The death of her daughter Paula and her awakening
In 1992, her daughter Paula died tragically at the age of 28 in a hospital in Madrid. This greatly affected Isabel, to the point where she entered a state of deep sadness and despair that she couldn’t seem to get out of. During this long and painful period, Isabel wrote Paula, a tribute to her beloved daughter. It became another great hit due to how many other women related to it.
Paula, just like The House of the Spirits, began as a letter, a declaration of love and, at the same time, a way for her to learn to accept her daughter’s death. She began writing while tending to her daughter at the hospital. Paula isn’t just a letter to her daughter, but an autobiographical narrative through which Allende tells the story of her family.

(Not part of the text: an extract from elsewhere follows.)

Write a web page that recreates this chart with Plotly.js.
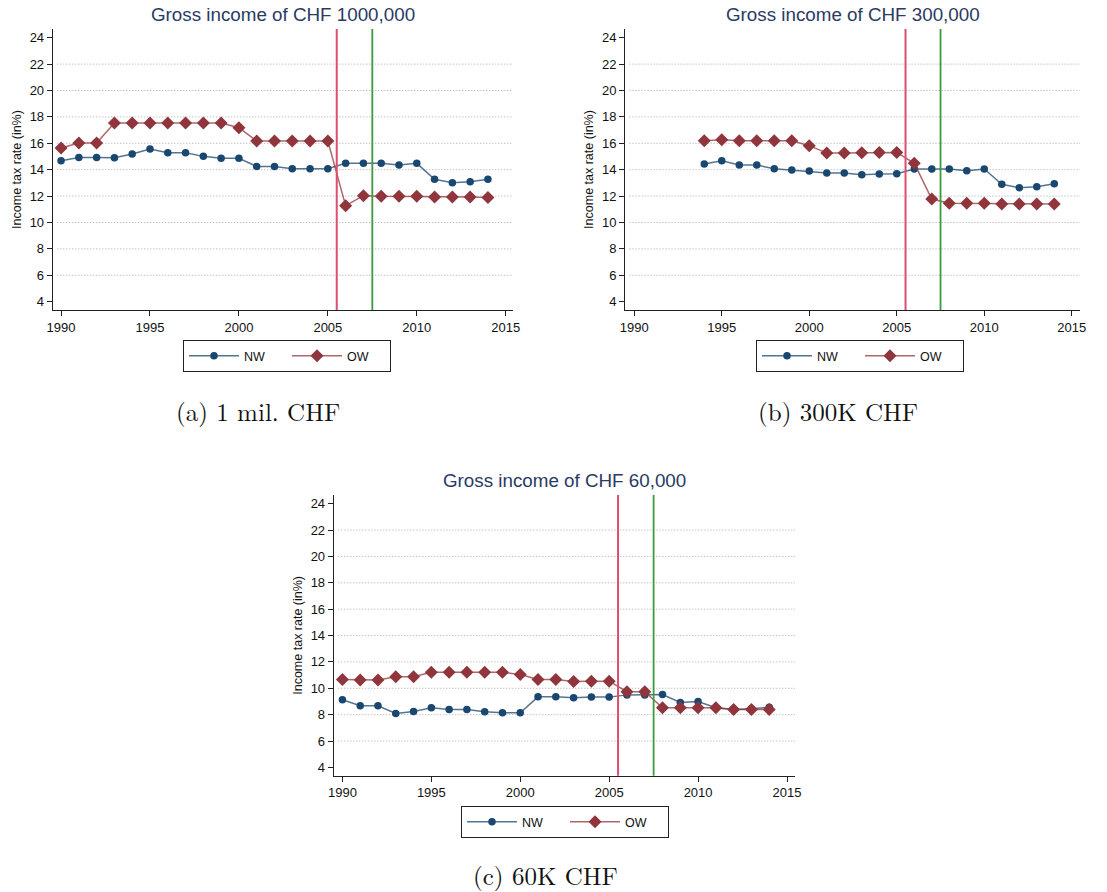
<!DOCTYPE html>
<html>
<head>
<meta charset="utf-8">
<script src="https://cdn.plot.ly/plotly-3.0.1.min.js"></script>
<style>html,body{margin:0;padding:0;background:#fff;}#chart{width:1107px;height:892px;}</style>
</head>
<body>
<div id="chart"></div>
<script>
// ---- Data ----
const yearsA = [1990,1991,1992,1993,1994,1995,1996,1997,1998,1999,2000,2001,2002,2003,2004,2005,2006,2007,2008,2009,2010,2011,2012,2013,2014];
const nwA = [14.68,14.93,14.93,14.91,15.19,15.57,15.29,15.29,15.01,14.86,14.86,14.25,14.25,14.08,14.08,14.08,14.48,14.48,14.48,14.35,14.48,13.27,13.02,13.09,13.27];
const owA = [15.64,16.02,16.02,17.54,17.54,17.54,17.54,17.54,17.54,17.54,17.18,16.17,16.17,16.17,16.17,16.17,11.27,12.03,11.98,11.98,11.98,11.93,11.93,11.93,11.90];

const yearsB = [1994,1995,1996,1997,1998,1999,2000,2001,2002,2003,2004,2005,2006,2007,2008,2009,2010,2011,2012,2013,2014];
const nwB = [14.43,14.68,14.35,14.35,14.08,13.97,13.90,13.75,13.75,13.62,13.67,13.70,14.05,14.05,14.05,13.92,14.05,12.89,12.64,12.71,12.94];
const owB = [16.20,16.27,16.20,16.20,16.20,16.20,15.82,15.26,15.26,15.29,15.31,15.31,14.48,11.78,11.45,11.45,11.45,11.40,11.40,11.40,11.40];

const yearsC = [1990,1991,1992,1993,1994,1995,1996,1997,1998,1999,2000,2001,2002,2003,2004,2005,2006,2007,2008,2009,2010,2011,2012,2013,2014];
const nwC = [9.13,8.67,8.67,8.09,8.24,8.52,8.39,8.39,8.22,8.14,8.14,9.35,9.35,9.28,9.33,9.33,9.50,9.50,9.53,8.93,9.00,8.52,8.39,8.44,8.57];
const owC = [10.67,10.62,10.62,10.87,10.87,11.22,11.22,11.22,11.22,11.22,11.05,10.67,10.67,10.52,10.54,10.54,9.74,9.74,8.52,8.52,8.52,8.52,8.39,8.39,8.39];

const seriesNames = ["NW", "OW"];
const panelTitles = ["Gross income of CHF 1000,000", "Gross income of CHF 300,000", "Gross income of CHF 60,000"];
const captions = ["(a) 1 mil. CHF", "(b) 300K CHF", "(c) 60K CHF"];
const yAxisTitle = "Income tax rate (in%)";
const xTicks = [1990,1995,2000,2005,2010,2015];
const yTicks = [4,6,8,10,12,14,16,18,20,22,24];
const gridValues = [6,8,10,12,14,16,18,20,22];
const vlineYears = [2005.5, 2007.5];

// ---- Styles ----
const NAVY = "#1a476f", MAROON = "#90353b";
const FONT = "Liberation Sans, Arial, Helvetica, sans-serif";
const TITLE_COLOR = "#2a3a63";

const panels = [
  {years: yearsA, nw: nwA, ow: owA, xa: "x", ya: "y", leg: "legend", dom: [52.7, 513, 29, 310], xr:[1989.53, 2015.41]},
  {years: yearsB, nw: nwB, ow: owB, xa: "x2", ya: "y2", leg: "legend2", dom: [625, 1080, 29, 310], xr:[1989.47, 2015.47]},
  {years: yearsC, nw: nwC, ow: owC, xa: "x3", ya: "y3", leg: "legend3", dom: [333.7, 795, 495, 775.7], xr:[1989.51, 2015.45]}
];
const W = 1107, H = 892;

const traces = [];
const layout = {
  width: W, height: H, margin: {l:0, r:0, t:0, b:0},
  paper_bgcolor: "#fff", plot_bgcolor: "#fff",
  font: {family: FONT, color: "#222", size: 12.5},
  showlegend: true, shapes: [], annotations: []
};

const legendPos = [[287, 340], [860, 340], [565, 806]];
const captionX = [258, 838, 545];
const captionY = [410, 410, 874];

panels.forEach((p, i) => {
  const sfx = i === 0 ? "" : String(i + 1);
  traces.push({
    x: p.years, y: p.nw, type: "scatter", mode: "lines+markers", name: seriesNames[0],
    xaxis: p.xa, yaxis: p.ya, legend: p.leg,
    line: {color: "rgba(26,71,111,0.75)", width: 1.5},
    marker: {symbol: "circle", size: 7.5, color: NAVY}
  });
  traces.push({
    x: p.years, y: p.ow, type: "scatter", mode: "lines+markers", name: seriesNames[1],
    xaxis: p.xa, yaxis: p.ya, legend: p.leg,
    line: {color: "rgba(144,53,59,0.75)", width: 1.5},
    marker: {symbol: "diamond", size: 10, color: MAROON}
  });
  const [l, r, t, b] = p.dom;
  layout["xaxis" + sfx] = {
    domain: [l / W, r / W], anchor: "y" + sfx, range: p.xr,
    tickvals: xTicks, ticks: "outside", ticklen: 5, tickcolor: "#222", tickwidth: 1,
    showline: true, linecolor: "#222", linewidth: 1, showgrid: false, zeroline: false,
    tickfont: {size: 13, family: FONT, color: "#111"}, fixedrange: true
  };
  layout["yaxis" + sfx] = {
    domain: [1 - b / H, 1 - t / H], anchor: "x" + sfx, range: [3.37, 24.66],
    tickvals: yTicks, ticks: "outside", ticklen: 5, tickcolor: "#222", tickwidth: 1,
    showline: true, linecolor: "#222", linewidth: 1, showgrid: false, zeroline: false,
    tickfont: {size: 13, family: FONT, color: "#111"},
    title: {text: yAxisTitle, font: {size: 12.5, family: FONT, color: "#111"}, standoff: 5},
    fixedrange: true
  };
  gridValues.forEach(g => {
    layout.shapes.push({type: "line", xref: p.xa + " domain", yref: p.ya, x0: 0.01, x1: 1, y0: g, y1: g,
      line: {color: "#a8a8a8", width: 1, dash: "1px,2px"}, layer: "below"});
  });
  layout.shapes.push({type: "line", xref: p.xa, yref: p.ya + " domain", x0: vlineYears[0], x1: vlineYears[0], y0: 0, y1: 1,
    line: {color: "#dc4d6e", width: 2}});
  layout.shapes.push({type: "line", xref: p.xa, yref: p.ya + " domain", x0: vlineYears[1], x1: vlineYears[1], y0: 0, y1: 1,
    line: {color: "#3d9a3d", width: 1.8}});
  layout.annotations.push({text: panelTitles[i], xref: "paper", yref: "paper",
    x: ((l + r) / 2) / W, y: 1 - (t - 14) / H, xanchor: "center", yanchor: "middle", showarrow: false,
    font: {size: 18.8, family: FONT, color: TITLE_COLOR}});
  layout.annotations.push({text: captions[i], xref: "paper", yref: "paper",
    x: captionX[i] / W, y: 1 - captionY[i] / H, xanchor: "center", yanchor: "middle", showarrow: false,
    font: {size: 25, family: "Latin Modern Roman, CMU Serif, DejaVu Serif, serif", color: "#111"}});
  layout[p.leg] = {
    orientation: "h", x: legendPos[i][0] / W, y: 1 - legendPos[i][1] / H, xanchor: "center", yanchor: "top",
    bordercolor: "#222", borderwidth: 1, bgcolor: "#fff", itemwidth: 50, entrywidth: 38,
    font: {size: 12.5, family: FONT, color: "#111"}, itemclick: false, itemdoubleclick: false
  };
});

Plotly.newPlot("chart", traces, layout, {displayModeBar: false, staticPlot: true});
</script>
</body>
</html>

“There is no death, daughter. People die only when we forget them,’ my mother explained shortly before she left me. ‘If you can remember me, I will be with you always.”
-Isabel Allende, Paula–
Allende let everything out in this novel. The narrative follows the context of the situation of her country, her family dramas, family trips, among other things. On many occasions, she’s commented on the healing power of writing and that it has helped her face the things she has experienced. Through Paula, we perceive how Allende herself accepts the circumstances and the death of her daughter. You can say that, in some way, writing Paula was a therapeutic exercise and a reality check.

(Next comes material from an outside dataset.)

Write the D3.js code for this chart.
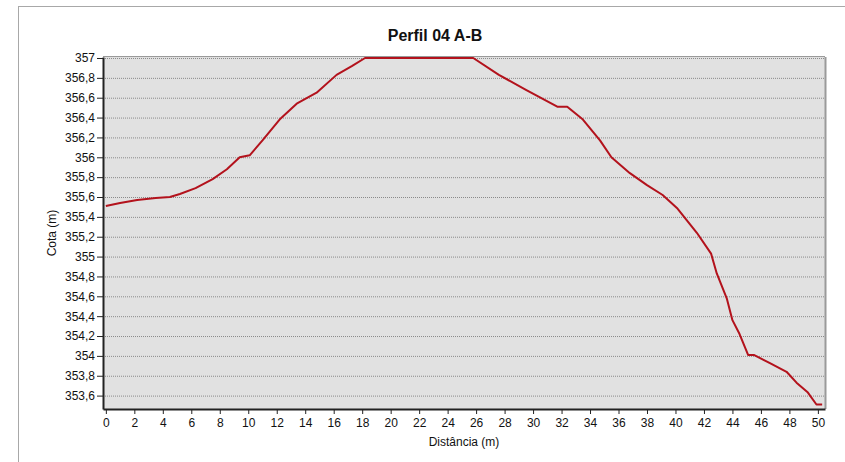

With the money raised from Paula‘s sales, she created the Isabel Allende Foundation as a tribute to her daughter. Four years later, Isabel wrote Aphrodite while she was in the process of overcoming her depression. This book is all about celebrating life: feeling lively and enjoying the senses. Many see Aphrodite as a ‘life song’ where the main tunes revolve around gratitude and sensuality
The amazing reflection of femininity
All of Isabel Allende’s work reminds us of Dante’s beloved muse, Beatrice (Bice), who consolidated the incredibly idealized “screen lady.” She was a lady who, by the mere fact of existing, made her beloved better. She referred to those women who served as a reflection of those who loved them. The so-called “great other” through whom one connects with one’s own divine nature. The source behind the mirror where creativity, inspiration, and the best aspects of oneself emanate, elevate, and go beyond human potential. Dante saw his Beatrice as the “screen lady.”
In both a personal and professional way, Isabel Allende has been able to transmute that traditional archetype of “screen ladies” that we learned from Dante. Instead, with her literary work, she created a new mirror that reflects women who selflessly end up falling in love with themselves.
Throughout Isabel Allende’s work, we find a myriad of women protagonists. For example, in The City of Beasts, although a woman isn’t the main character, she does play a fundamental role in it. To this we must add that the woman in The City of Beasts is elderly and nothing ever stops her despite that.
Another significant feature of the Chilean writer is her reflection on Latin America. Their customs, traditions, existing duality, and indigenous tribes always inspired her. Isabel Allende appreciates the beauty of the world and the charming aspect of every society.
“Write what should not be forgotten.”